Verfällt das Land in eine "moralische Panik", wie es der Autor Jonathan Chait vermutet? Chait ist ein Linker, aber er wirft den Linken auch Hysterie und Intoleranz vor. Während der plutokratische Unterhaltungskonzern NFL jede Kritik verdiene, sei der Sport für Schüler eher harmlos, die Todesrate an Highschools sogar niedriger als bei Basketball und Wasserpolo. Football verkörpere konservative Werte wie Loyalität, Disziplin und eine gewisse Verachtung für Feiglinge, aber dies sei nicht schon deswegen lächerlich, weil es konservativ sei.
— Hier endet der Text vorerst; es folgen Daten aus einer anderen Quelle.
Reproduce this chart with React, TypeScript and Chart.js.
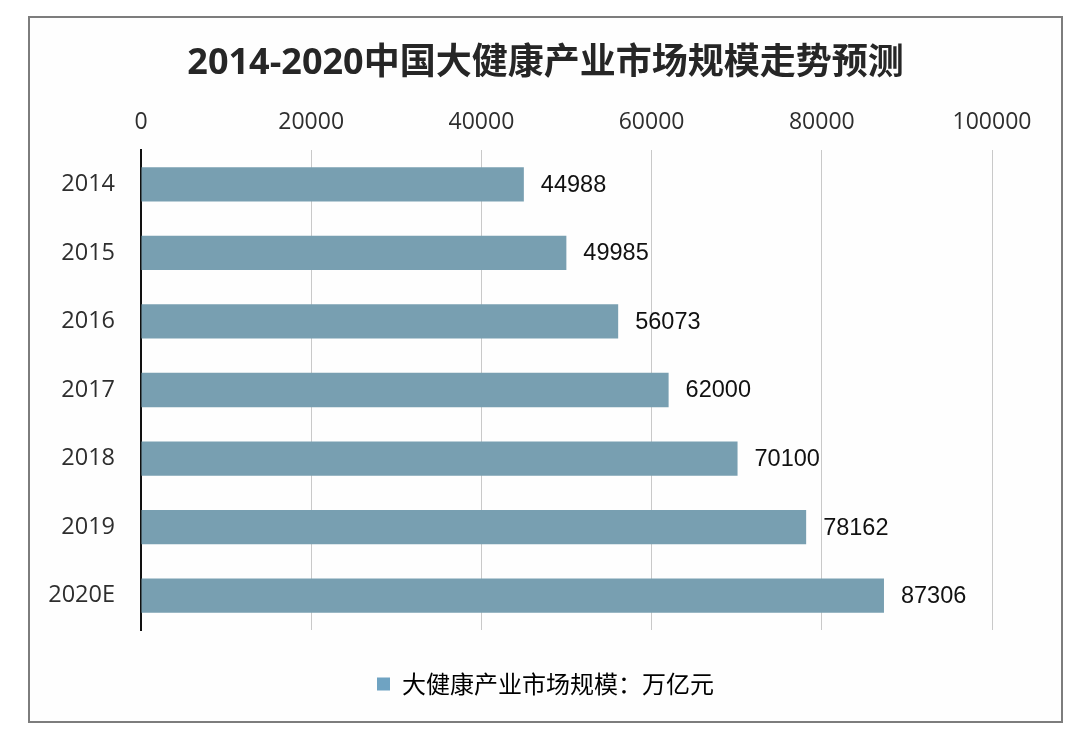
import React, { useEffect, useRef } from "react";
import { Chart, registerables } from "chart.js";

Chart.register(...registerables);

const categories = ["2014", "2015", "2016", "2017", "2018", "2019", "2020E"];
const marketSize = [44988, 49985, 56073, 62000, 70100, 78162, 87306];
const seriesLabel = "大健康产业市场规模：万亿元";
const chartTitle = "2014-2020中国大健康产业市场规模走势预测";
const axisMin = 0;
const axisMax = 100000;
const axisStep = 20000;

const BAR_COLOR = "#789fb1";
const LEGEND_COLOR = "#6fa3c2";

const valueLabels = {
  id: "valueLabels",
  afterDatasetsDraw(chart: any) {
    const ctx = chart.ctx;
    const meta = chart.getDatasetMeta(0);
    const data = chart.data.datasets[0].data;
    ctx.save();
    ctx.font = "23.5px 'Liberation Sans', Arial, sans-serif";
    ctx.fillStyle = "#111111";
    ctx.textAlign = "left";
    ctx.textBaseline = "middle";
    meta.data.forEach((el: any, i: number) => {
      ctx.fillText(String(data[i]), el.x + 17, el.y + 1);
    });
    ctx.restore();
  },
};

export default function App() {
  const ref = useRef<HTMLCanvasElement | null>(null);

  useEffect(() => {
    document.body.style.margin = "0";
    const canvas = ref.current;
    if (!canvas) return;
    const chart = new Chart(canvas, {
      type: "bar",
      data: {
        labels: categories,
        datasets: [
          {
            label: seriesLabel,
            data: marketSize,
            backgroundColor: BAR_COLOR,
            borderWidth: 0,
            barPercentage: 0.5,
            categoryPercentage: 1,
            yAxisID: "y",
          },
        ],
      },
      options: {
        indexAxis: "y",
        responsive: false,
        animation: false,
        layout: { padding: { left: 0, right: 0, top: 0, bottom: 15 } },
        scales: {
          x: {
            position: "top",
            min: axisMin,
            max: axisMax,
            ticks: {
              stepSize: axisStep,
              color: "#2e2e2e",
              padding: 14,
              font: { size: 23, family: "'Open Sans', 'Noto Sans', sans-serif" },
              callback: (v: any) => String(v),
            },
            grid: { color: "#c9c9c9", lineWidth: 1, drawTicks: false },
            border: { display: false },
            afterFit(scale: any) {
              scale.height = 41.6;
            },
          },
          y: {
            position: "left",
            ticks: {
              color: "#2e2e2e",
              padding: 26,
              font: { size: 23.5, family: "'Open Sans', 'Noto Sans', sans-serif" },
            },
            grid: { display: false, drawTicks: false },
            border: { display: true, color: "#111111", width: 2 },
            afterFit(scale: any) {
              scale.width = 111;
            },
          },
          spacer: {
            type: "linear",
            position: "right",
            display: true,
            ticks: { display: false },
            grid: { display: false, drawTicks: false },
            border: { display: false },
            afterFit(scale: any) {
              scale.width = 69;
            },
          },
        },
        plugins: {
          title: {
            display: true,
            text: chartTitle,
            color: "#262626",
            font: {
              size: 36,
              weight: "bold",
              family: "'Open Sans', 'Noto Sans CJK SC', sans-serif",
            },
            padding: { top: 24.4, bottom: 22.8 },
          },
          legend: {
            display: true,
            position: "bottom",
            labels: {
              boxWidth: 13,
              boxHeight: 13,
              padding: 42,
              color: "#222222",
              font: { size: 24, family: "'Noto Sans CJK SC', sans-serif" },
              generateLabels: () => [
                {
                  text: seriesLabel,
                  fillStyle: LEGEND_COLOR,
                  strokeStyle: LEGEND_COLOR,
                  lineWidth: 0,
                  hidden: false,
                  datasetIndex: 0,
                },
              ],
            },
          },
          tooltip: { enabled: false },
        },
      },
      plugins: [valueLabels],
    });
    return () => chart.destroy();
  }, []);

  return (
    <div style={{ position: "absolute", left: 0, top: 0, width: 1068, height: 732, background: "#ffffff" }}>
      <div
        style={{
          position: "absolute",
          left: 28,
          top: 16,
          width: 1035,
          height: 707,
          boxSizing: "border-box",
          border: "2px solid #7d7d7d",
          background: "#fefefe",
        }}
      />
      <canvas
        ref={ref}
        width={1031}
        height={703}
        style={{ position: "absolute", left: 30, top: 18, width: 1031, height: 703 }}
      />
    </div>
  );
}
Schon zu Beginn des 20. Jahrhunderts ist der Football in Bedrängnis geraten, als ein Spieler an einer Gehirnblutung starb. Damals entstanden viele neue Regeln, der Sport wandelte sich von einer Massenschlägerei in ein taktisches Manöver, in dem kluge Pässe über den Erfolg entscheiden. Sollte die NFL den Sport nun entschärfen, dürften die Bedenken ähnlich sein wie einst. Damals warnte der Künstler Frederic Remington davor, dem Football die "heroische Qualität" zu stehlen. "Football ist am besten, wenn es am schlimmsten ist", schrieb er, "wem das nicht gefällt, sollte es mit Kartenspielen versuchen".

Hundert Jahre später, in einer viel empathischeren und weniger risikofreudigen Gesellschaft, wollen die Amerikaner im Prinzip beides: Ihre Kinder sollen der Gewalt nicht ausgesetzt sein, aber im Fernsehen fasziniert sie noch immer.